8. Procurou-se, então, obter a posição assumida pela Direcção-Geral dos Impostos quanto ao assunto em causa, em 09.09.2005. No ofício então remetido, argumentou a Provedoria de Justiça que um contribuinte que visse o seu reembolso suspenso não podia ser penalizado por «não cumprir os deveres que couberem para esclarecimento da sua situação tributária».


9. Com efeito, referia-se ali, o trabalhador não tem qualquer poder para influenciar a actuação da sua entidade patronal, nomeadamente em matéria de cumprimento das obrigações tributárias da mesma. Assim, dificilmente se poderia considerar que uma omissão declarativa de uma entidade patronal possa reverter a desfavor do trabalhador, como acontecerá se a Administração Tributária fizer depender o pagamento dos reembolsos do trabalhador, da apresentação de declarações, de outros elementos, ou ainda de esclarecimentos por parte da entidade patronal.

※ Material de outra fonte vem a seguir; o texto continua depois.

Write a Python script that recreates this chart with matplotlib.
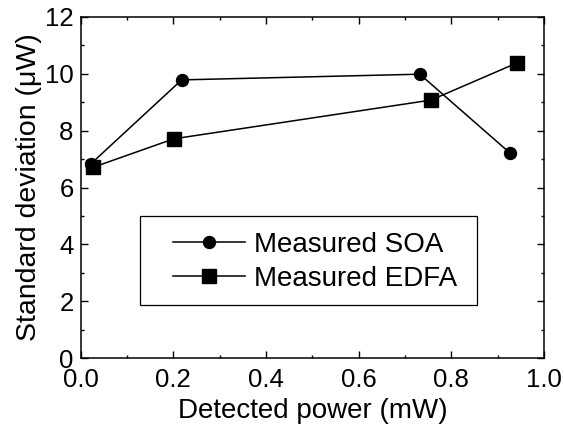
import matplotlib
matplotlib.use("Agg")
import matplotlib.pyplot as plt
from matplotlib.patches import Rectangle
from matplotlib.ticker import MultipleLocator

plt.rcParams['font.family'] = ['Liberation Sans', 'DejaVu Sans']

soa_x = [0.022, 0.218, 0.732, 0.926]
soa_y = [6.83, 9.78, 9.98, 7.22]
edfa_x = [0.027, 0.201, 0.756, 0.941]
edfa_y = [6.71, 7.71, 9.07, 10.37]

x_ticks = [0.0, 0.2, 0.4, 0.6, 0.8, 1.0]
y_ticks = [0, 2, 4, 6, 8, 10, 12]

fig = plt.figure(figsize=(5.64, 4.30), dpi=100)
ax = fig.add_axes([0.143, 0.1667, 0.8215, 0.7945])

ax.plot(soa_x, soa_y, '-', color='black', lw=1.1, marker='o', ms=8.6,
        label='Measured SOA')
ax.plot(edfa_x, edfa_y, '-', color='black', lw=1.1, marker='s', ms=9.6,
        label='Measured EDFA')

ax.set_xlim(0, 1.0)
ax.set_ylim(0, 12)
ax.set_xticks(x_ticks)
ax.set_xticklabels([f"{v:.1f}" for v in x_ticks])
ax.set_yticks(y_ticks)
ax.set_yticklabels([str(v) for v in y_ticks])
ax.xaxis.set_minor_locator(MultipleLocator(0.1))
ax.yaxis.set_minor_locator(MultipleLocator(1))
ax.tick_params(which='both', direction='in', top=True, right=True,
               width=1.0, labelsize=18.5)
ax.tick_params(axis='x', which='both', pad=7)
ax.tick_params(axis='y', which='both', pad=5)
ax.tick_params(which='major', length=4.8)
ax.tick_params(which='minor', length=2.4)
for s in ax.spines.values():
    s.set_linewidth(1.1)

ax.set_xlabel('Detected power (mW)', fontsize=20, labelpad=4)
ax.set_ylabel('Standard deviation (μW)', fontsize=20.5, labelpad=2)

ax.add_patch(Rectangle((0.128, 0.156), 0.727, 0.261, transform=ax.transAxes,
                       fill=False, edgecolor='black', lw=0.9, zorder=3))
leg = ax.legend(loc='center', bbox_to_anchor=(0.506, 0.283), frameon=False,
                fontsize=20, handlelength=2.6, handletextpad=0.3,
                labelspacing=0.28, borderpad=0, borderaxespad=0)

fig.savefig('out.png', dpi=100)
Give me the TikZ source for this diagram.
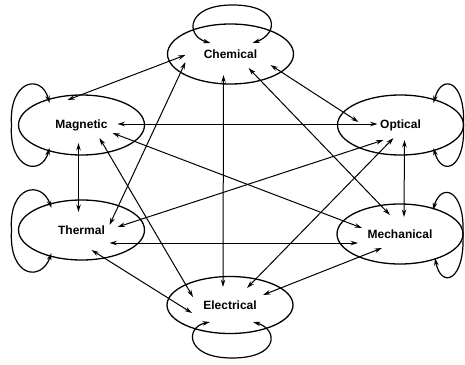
\documentclass[tikz,border=0pt]{standalone}
\usepackage{fontspec}
\setmainfont{Liberation Sans}
\usetikzlibrary{shapes.geometric,arrows.meta,calc}
\begin{document}
\begin{tikzpicture}[x=1pt,y=-1pt,
  form/.style={draw,ellipse,line width=1.3pt,minimum width=126pt,minimum height=60pt,inner sep=0pt,font=\fontsize{12}{14}\selectfont\bfseries},
  conn/.style={line width=1pt,{Stealth[length=7.5pt,width=4.5pt]}-{Stealth[length=7.5pt,width=4.5pt]}},
  selfloop/.style={conn,line width=1.2pt}]
\useasboundingbox (0,0) rectangle (465,364);

\node[form] (chem) at (230.5,54) {Chemical};
\node[form] (mag) at (81.5,125) {Magnetic};
\node[form] (opt) at (400.5,125) {Optical};
\node[form] (therm) at (81.5,230) {Thermal};
\node[form] (mech) at (400,234) {Mechanical};
\node[form,minimum height=57pt] (elec) at (230,305) {Electrical};

% connectors
\draw[conn] ($(chem)+(-45,1)$) -- ($(mag)+(-14,-25)$);
\draw[conn] ($(chem)+(-45,8)$) -- ($(therm)+(28,-5)$);
\draw[conn] ($(chem)+(-7,21)$) -- ($(elec)+(-7,-18)$);
\draw[conn] ($(chem)+(18,14)$) -- ($(mech)+(-10,-19)$);
\draw[conn] ($(chem)+(40,11)$) -- ($(opt)+(-42,-3)$);
\draw[conn] ($(mag)+(36,-1)$) -- ($(opt)+(-23,-1)$);
\draw[conn] ($(mag)+(-3,18)$) -- ($(therm)+(-3,-18)$);
\draw[conn] ($(mag)+(18,13)$) -- ($(elec)+(-37,-8)$);
\draw[conn] ($(mag)+(31,8)$) -- ($(mech)+(-38,-6)$);
\draw[conn] ($(opt)+(-17,15)$) -- ($(therm)+(36,-3)$);
\draw[conn] ($(opt)+(-7,13)$) -- ($(elec)+(17,-17)$);
\draw[conn] ($(opt)+(4,15)$) -- ($(mech)+(4,-17)$);
\draw[conn] ($(therm)+(28,13)$) -- ($(mech)+(-42,9)$);
\draw[conn] ($(therm)+(10,20)$) -- ($(elec)+(-38,8)$);
\draw[conn] ($(mech)+(-18,14)$) -- ($(elec)+(33,-10)$);

% self loops
\draw[selfloop] ($(chem)+(-20,-11)$) .. controls ($(chem)+(-45,-18)$) and ($(chem)+(-45,-49)$) .. ($(chem)+(2,-49)$) .. controls ($(chem)+(50,-49)$) and ($(chem)+(48,-20)$) .. ($(chem)+(22,-11)$);
\draw[selfloop] ($(elec)+(-20,17)$) .. controls ($(elec)+(-45,22)$) and ($(elec)+(-45,53)$) .. ($(elec)+(2,53)$) .. controls ($(elec)+(50,53)$) and ($(elec)+(48,24)$) .. ($(elec)+(23,17)$);
\draw[selfloop] ($(mag)+(-32,-22)$) .. controls ($(mag)+(-40,-52)$) and ($(mag)+(-73,-45)$) .. ($(mag)+(-70,0)$) .. controls ($(mag)+(-73,45)$) and ($(mag)+(-40,52)$) .. ($(mag)+(-32,23)$);
\draw[selfloop] ($(therm)+(-30,-22)$) .. controls ($(therm)+(-40,-50)$) and ($(therm)+(-73,-45)$) .. ($(therm)+(-70,0)$) .. controls ($(therm)+(-73,48)$) and ($(therm)+(-40,52)$) .. ($(therm)+(-30,23)$);
\draw[selfloop] ($(opt)+(33,-22)$) .. controls ($(opt)+(41,-52)$) and ($(opt)+(65,-45)$) .. ($(opt)+(63,0)$) .. controls ($(opt)+(65,45)$) and ($(opt)+(41,52)$) .. ($(opt)+(33,23)$);
\draw[selfloop] ($(mech)+(33,-24)$) .. controls ($(mech)+(41,-52)$) and ($(mech)+(65,-45)$) .. ($(mech)+(63,0)$) .. controls ($(mech)+(65,48)$) and ($(mech)+(41,55)$) .. ($(mech)+(35,24)$);
\end{tikzpicture}
\end{document}
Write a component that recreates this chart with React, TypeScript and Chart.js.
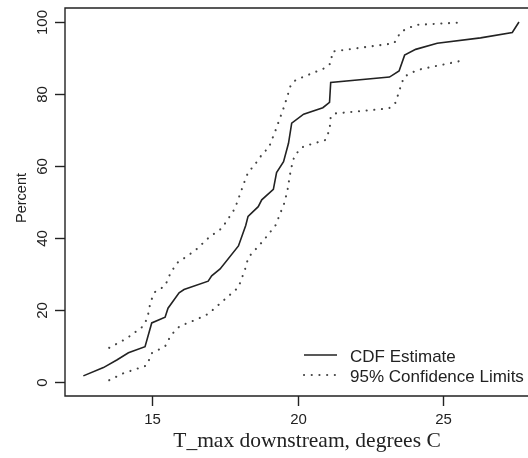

10. É que, neste caso, concluía-se, quem incumpre os seus deveres de colaboração com o fisco é a entidade patronal e não o trabalhador, pelo que carece de legitimidade qualquer acção penalizadora do mesmo.


11. Por fim, procurava fazer-se ver que a posição defendida pela Direcção de Finanças de Lisboa era prejudicial à própria Administração Fiscal que tem de pagar juros indemnizatórios sobre os valores de reembolsos pagos em atraso em virtude de suspensão por motivo não imputável ao contribuinte.


12. Sobre o assunto foi formulada a Informação n.º 1933/05, pela Direcção de Serviços do IRS, cujas conclusões foram no seguinte sentido: 



a) verificando-se que determinada entidade patronal não cumpriu as suas obrigações acessórias, nomeadamente não procedeu à entrega da declaração Modelo 10, deverá a Administração Tributária encetar os procedimentos necessários a que a mesma cumpra a referida obrigação, notificando-a para a apresentar com o pagamento da coima que se mostre devida; 


b) na circunstância de aquela entidade não cumprir essa obrigação no prazo que lhe for fixado, não deverá, por esse motivo, continuar suspensa a liquidação do contribuinte (desde que o contribuinte haja comprovado os elementos constantes da declaração de rendimentos, com os documentos que possuir – por exemplo a nota entregue pela entidade patronal ou os recibos de vencimentos), sob pena de se afectar os direitos e interesses legítimos dos administrados em termos desadequados e desproporcionais aos objectivos a realizar, ferindo-se o princípio da proporcionalidade; 


c) assim, deve a Administração Tributária emitir o reembolso a que o contribuinte eventualmente tenha direito, sem embargo de prosseguir com as acções tendentes ao cumprimento da obrigação, desencadeando, nomeadamente, uma acção inspectiva.


13. Acrescentava aquele Informação, que este procedimento evitaria que viessem a ser pagos juros indemnizatórios a favor do contribuinte, por atraso no pagamento do reembolso, caso este fosse devido e não fosse pago no prazo legal; e não impede que a declaração seja corrigida dentro do prazo de caducidade, se a inspecção à entidade patronal vier a apurar elementos diversos dos declarados pelo sujeito passivo.


14. Sobre esta informação, foi proferido Despacho por parte Senhor Dr. João Durão, enquanto substituto legal do Senhor Director-Geral dos Impostos, datado de 06.12.2005, no sentido de concordância com aquela informação, sem prejuízo da eventual reavaliação dos pressupostos que deram origem ao Código de Análise A17.


15. Tendo sido atingidos, assim, os objectivos estabelecidos para a instrução do processo, foi o mesmo mandado arquivar.